In 1925 a 6 ft 2 in leopard that had escaped from the Auckland Zoo three weeks earlier was found dead in the Tamaki river by a fishing party in Karaka Bay.

In 1931 it was proposed that the outfall for the discharge of Auckland’s raw sewage into the Waitematā, which was then at Orakei, should be relocated to Motukorea (Browns Island). The pipeline was completed to the northern end of Karaka Bay, but the idea was squashed in 1953 before the underwater pipeline to Motukorea (Browns Island) was completed following many years of strong opposition.

In 1953 a drinking fountain, designed by Tibor Donner, and seat was erected by the City Council just off the path to commemorate the Treaty signing. The commemorative plaque was stolen from the memorial in 2010 but a replacement was installed shortly afterwards.

In July 1953, heavy rain led to a major slip which brought down a newly built house in Peacock St.

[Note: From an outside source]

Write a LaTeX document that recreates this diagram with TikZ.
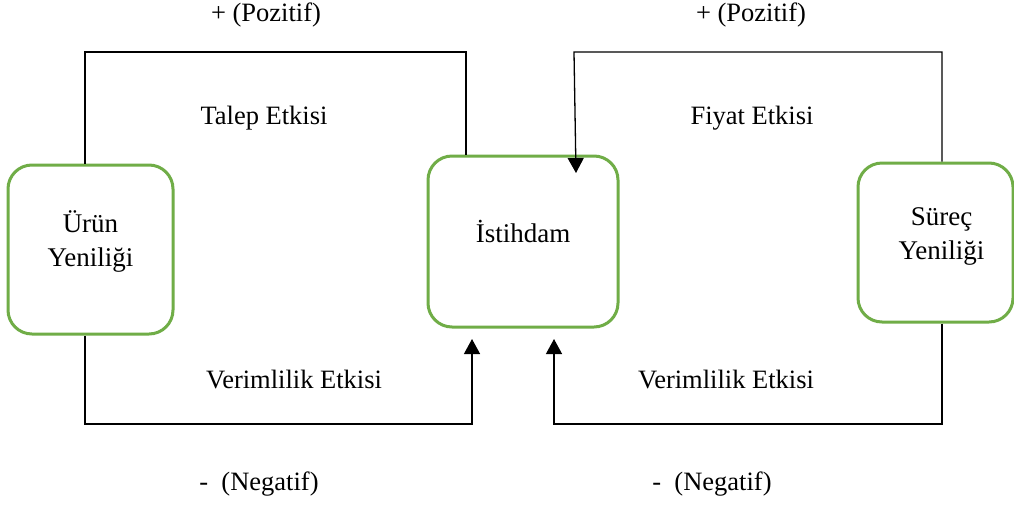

In 1997 the bay gained local and international notoriety as the home of a large white pig, named Piglet. Piglet was born in the Hokianga, and came to Karaka Bay with a mini-bus of Vernacular Architecture students, having been won in a "basket auction" fundraiser for a Northland marae. She was popular with many people, charmed the local children, and attracted media attention all around the world. The BBC sent a crew from London to film her, and a Reuters feature led to articles in Asia and Europe. For many people she became synonymous with Karaka Bay, with both international and local visitors coming to the Bay just to see Piglet, or to go for a swim with her. Piglet eventually returned to the Hokianga and is buried at Te Ohu. Her owner, Tony Watkins, later wrote a children's book Piglet the Great of Karaka Bay based on the story.

On 1 December 2012 representatives from Ngāti Pāoa signed the Tāmaki Makaurau Collective Redress Deed at Karaka Bay.

On 4 March 2015 Ngāti Pāoa Iwi Trust organised an event to commemorate 175 years since the signing of the Treaty of Waitangi.

In 2018 a group of children found some remains of a wrecked boat that a family used to sleep in around 1925.